Giles explained to the Washington Post that even after adjusting for inflation, the current amount of civil penalty fines represents a staggering decline under the Trump Administration and brings up concerns that the EPA is not adequately protecting the environment or American people against unlawful polluters.

“The public expects EPA to protect them from the worst polluters,” Giles said in an interview. “The Trump EPA is not doing that. What worries me is how industry will respond to EPA’s abandonment of tough enforcement.”

When asked to comment on the analysis, EPA officials said that it could not confirm the analysis due to the shutdown. The EPA is, however, quick to counter these concerns by saying that the agency is taking on a different, proactive approach to ensuring that companies adhere to the law.

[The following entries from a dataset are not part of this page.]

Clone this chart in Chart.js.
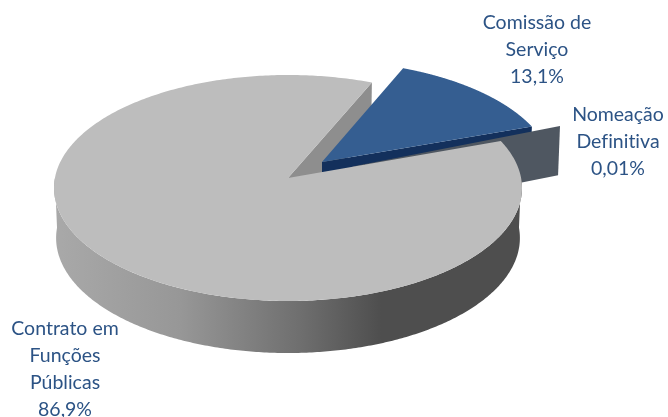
<!DOCTYPE html>
<html>
<head>
<meta charset="utf-8">
<style>
  html, body { margin: 0; padding: 0; background: #fff; }
  #wrap { position: relative; width: 668px; height: 417px; }
</style>
<script src="https://cdn.jsdelivr.net/npm/chart.js@4"></script>
</head>
<body>
<div id="wrap"><canvas id="chart" width="668" height="417"></canvas></div>
<script>
// Vínculos de emprego público, em percentagem
const categories = ['Contrato em Funções Públicas', 'Comissão de Serviço', 'Nomeação Definitiva'];
const shares = [86.9, 13.1, 0.01];
const shareLabels = ['86,9%', '13,1%', '0,01%'];
const labelLines = [['Contrato em', 'Funções', 'Públicas'], ['Comissão de', 'Serviço'], ['Nomeação', 'Definitiva']];

// Pie seen from above: top face and floor are tilted discs
const TILT = 113 / 234;
const EYE = -10 / 113;
const FLOOR_DROP = 50;
const FLOOR_WIDTH = 0.991;
const FLOOR_TILT = 115 / 234;
const TOP_COLORS = ['#bdbdbd', '#355e91', '#4f5761'];
const WALL_COLORS = ['#8e8e8e', '#13305c', '#4f5761'];
const RIM_LIFT = [0, 0, 4.5];

class TiltedArc extends Chart.ArcElement {
  static id = 'tiltedArc';

  // Pulled-out slices travel a little further near the pie's centre
  shift(frac) {
    const off = this.options.offset || 0;
    const mid = (this.startAngle + this.endAngle) / 2;
    const near = 1 - frac;
    return {
      x: off * Math.cos(mid) * (1 + 0.09 * near),
      y: off * Math.sin(mid) * TILT * (1 + 0.12 * near) - RIM_LIFT[this.$context.dataIndex] * frac
    };
  }

  // Projects a point of the unit disc (polar: angle, radial fraction) on the top or floor plane
  project(angle, frac, floor) {
    const u = frac * Math.cos(angle), v = frac * Math.sin(angle);
    const w = 1 + EYE * v;
    const up = u * Math.sqrt(1 - EYE * EYE) / w, vp = (v + EYE) / w;
    const R = this.outerRadius, s = this.shift(frac);
    return floor
      ? { x: this.x + s.x + R * FLOOR_WIDTH * up, y: this.y + s.y + FLOOR_DROP + R * FLOOR_TILT * vp }
      : { x: this.x + s.x + R * up, y: this.y + s.y + R * TILT * vp };
  }

  draw(ctx) {
    const idx = this.$context.dataIndex;
    ctx.save();
    ctx.fillStyle = TOP_COLORS[idx];
    ctx.beginPath();
    const c = this.project(0, 0, false);
    ctx.moveTo(c.x, c.y);
    for (let i = 0; i <= 400; i++) {
      const p = this.project(this.startAngle + (this.endAngle - this.startAngle) * i / 400, 1, false);
      ctx.lineTo(p.x, p.y);
    }
    ctx.closePath();
    ctx.fill();
    ctx.restore();
  }

  // Flat wall along one radial cut of the slice
  drawCut(ctx, angle, color) {
    const a = this.project(angle, 0, false), b = this.project(angle, 1, false);
    const d = this.project(angle, 1, true), e = this.project(angle, 0, true);
    ctx.fillStyle = color;
    ctx.beginPath();
    ctx.moveTo(a.x, a.y); ctx.lineTo(b.x, b.y); ctx.lineTo(d.x, d.y); ctx.lineTo(e.x, e.y);
    ctx.closePath();
    ctx.fill();
  }

  // Curved outer wall of the near half of the rim
  drawRim(ctx) {
    const left = this.x - this.outerRadius, width = 2 * this.outerRadius;
    const g = ctx.createLinearGradient(left, 0, left + width, 0);
    g.addColorStop(0, '#a9a9a9');
    g.addColorStop(0.27, '#979797');
    g.addColorStop(0.53, '#6e6e6e');
    g.addColorStop(0.70, '#4e4e4e');
    g.addColorStop(1, '#4e4e4e');
    ctx.fillStyle = g;
    ctx.beginPath();
    for (let i = 0; i <= 300; i++) {
      const p = this.project(Math.PI * i / 300, 1, false);
      i ? ctx.lineTo(p.x, p.y) : ctx.moveTo(p.x, p.y);
    }
    for (let i = 300; i >= 0; i--) {
      const p = this.project(Math.PI * i / 300, 1, true);
      ctx.lineTo(p.x, p.y);
    }
    ctx.closePath();
    ctx.fill();
  }
}
Chart.register(TiltedArc);
Chart.defaults.datasets.pie.dataElementType = 'tiltedArc';

// Walls sit under every top face, back to front
const wallsPlugin = {
  id: 'walls',
  beforeDatasetsDraw(chart) {
    const ctx = chart.ctx;
    const [main, service, tenure] = chart.getDatasetMeta(0).data;
    ctx.save();
    main.drawCut(ctx, main.endAngle, WALL_COLORS[0]);
    service.drawCut(ctx, service.endAngle, WALL_COLORS[1]);
    tenure.drawCut(ctx, tenure.endAngle, WALL_COLORS[2]);
    main.drawRim(ctx);
    ctx.restore();
  }
};

// Category and share captions around the pie
const captionAnchors = [[65, 329], [537, 23], [618, 115]];
const captionsPlugin = {
  id: 'captions',
  afterDatasetsDraw(chart) {
    const ctx = chart.ctx;
    ctx.save();
    ctx.font = '19.5px Lato, "Open Sans", sans-serif';
    ctx.textRendering = 'optimizeSpeed';
    ctx.fillStyle = '#2c5385';
    ctx.textAlign = 'center';
    ctx.textBaseline = 'middle';
    labelLines.forEach((lines, i) => {
      const [x, y] = captionAnchors[i];
      lines.concat(shareLabels[i]).forEach((line, n) => ctx.fillText(line, x, y + n * 26.8));
    });
    ctx.restore();
  }
};

new Chart(document.getElementById('chart'), {
  type: 'pie',
  data: {
    labels: categories,
    datasets: [{
      data: shares,
      backgroundColor: TOP_COLORS,
      borderWidth: 0,
      offset: [0, 43, 63]
    }]
  },
  options: {
    responsive: false,
    animation: false,
    rotation: 70.1,
    radius: 234,
    layout: { padding: { right: 92, bottom: 41 } },
    events: [],
    plugins: { legend: { display: false }, tooltip: { enabled: false } }
  },
  plugins: [wallsPlugin, captionsPlugin]
});
</script>
</body>
</html>
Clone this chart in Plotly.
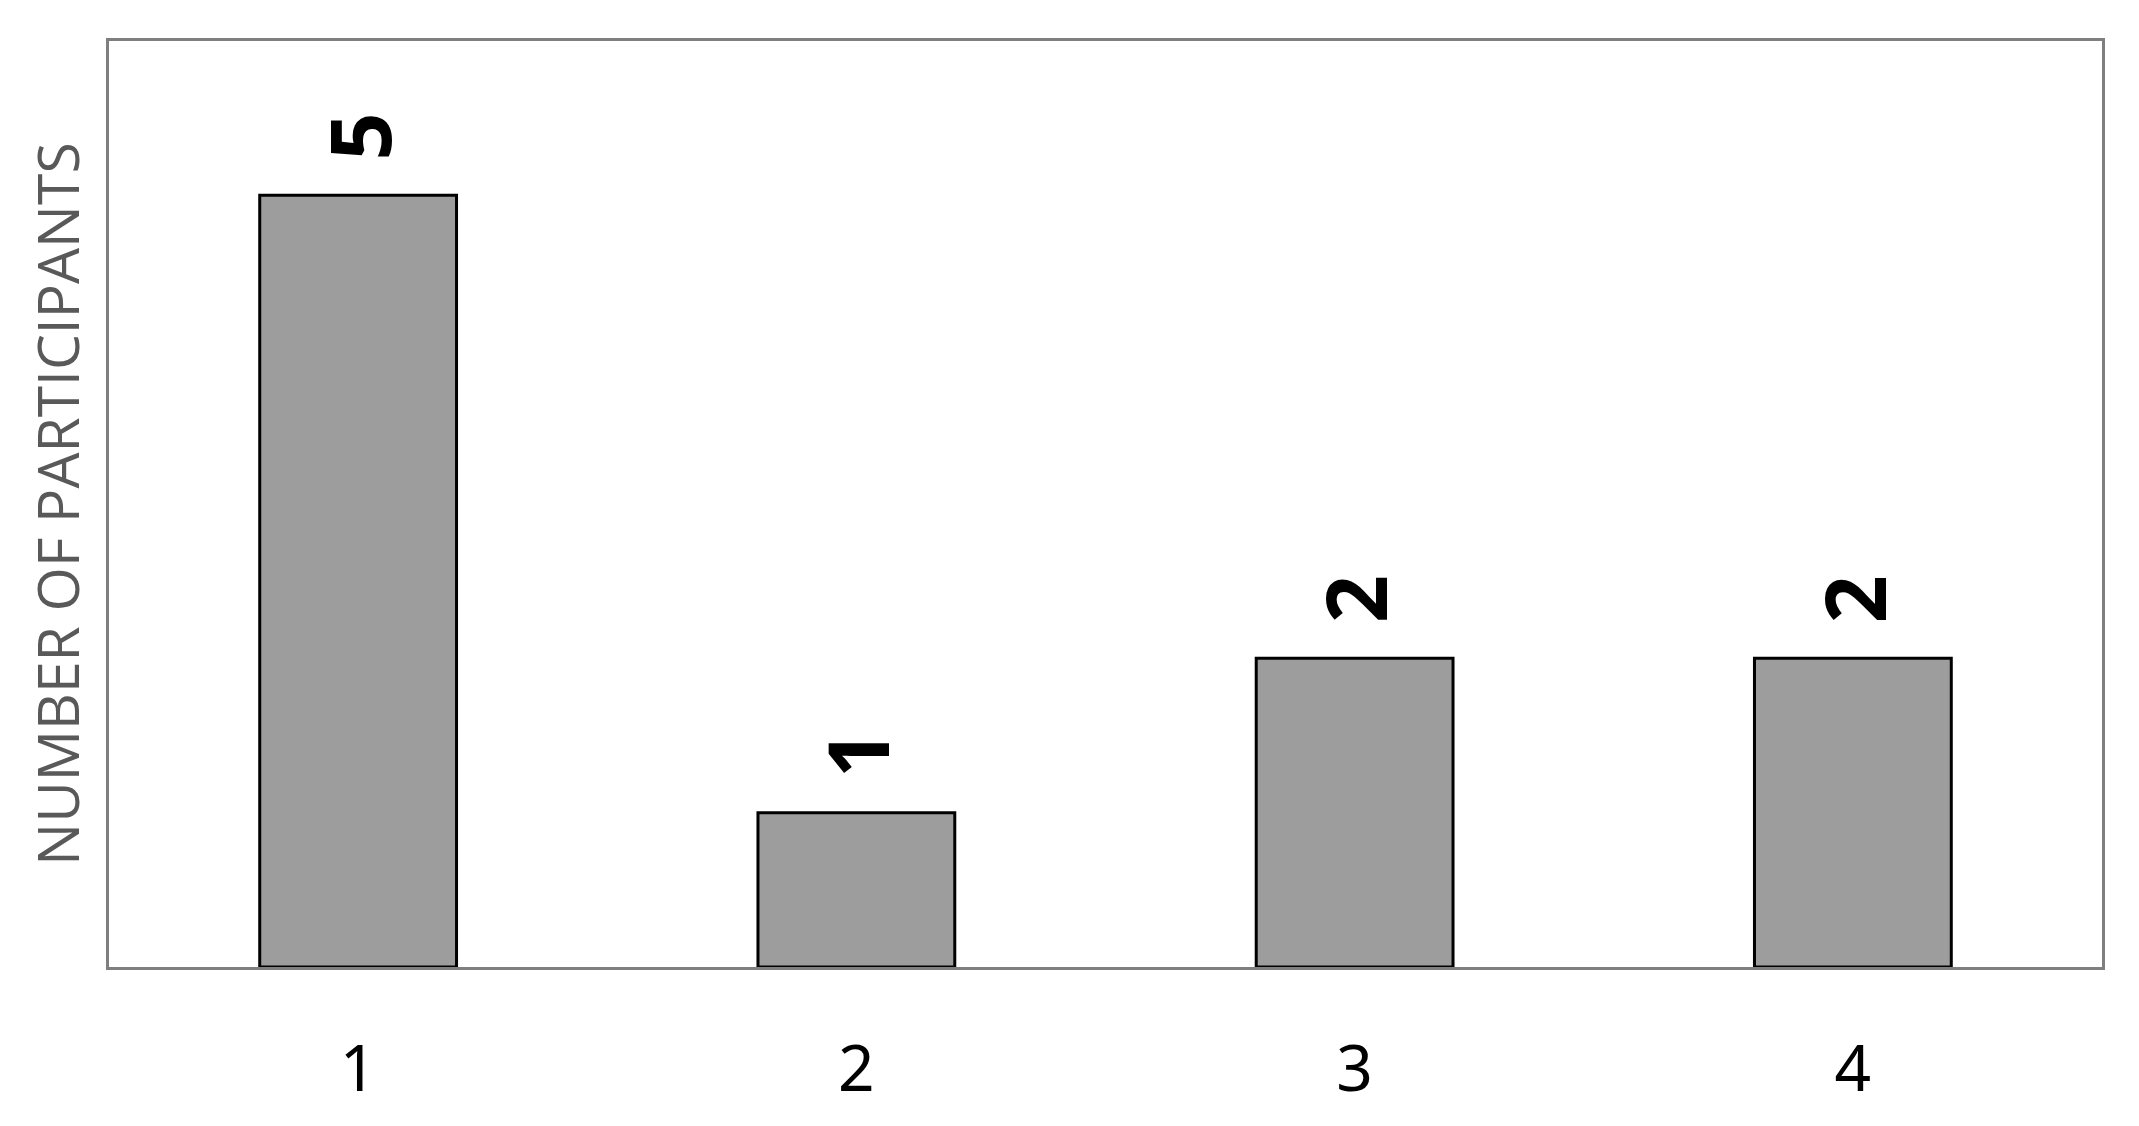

Rather than fining companies after the fact, the EPA is working with companies to keep pollution down and make sure companies are complying with environmental protections.

“And I think the more compliance assurance that we have, the fewer enforcement actions we need to take,” EPA head Andrew Wheeler said during his confirmation hearing.

Wheeler also said that in 2018, the EPA had been involved in more criminal cases than the year before. However, even after taking in Wheeler’s words into account, the fact of the matter is civil fines are on the decline.

“But even when excluding the two biggest settlements over the past two decades, the Trump administration’s total last year represented a roughly 54 percent drop from the annual average,” wrote Washington Post reporters Juliet Eilperin and Brady Dennis.

Civil penalties are meant to serve as a punishment for companies that profit unlawfully from dumping chemicals into the environment, contaminating watersheds, and emitting pollutants into the atmosphere to name a few offenses.

“The troubling lack of enforcement not only threatens the water we drink and the air we breathe, but also sends a dangerous message to polluters that EPA will continue to turn a blind eye,” Rep. Frank Pallone Jr. (D-N.J.) told the Washington Post. “I’m particularly concerned that EPA’s already weak enforcement will be further crippled by the ongoing Trump government shutdown.”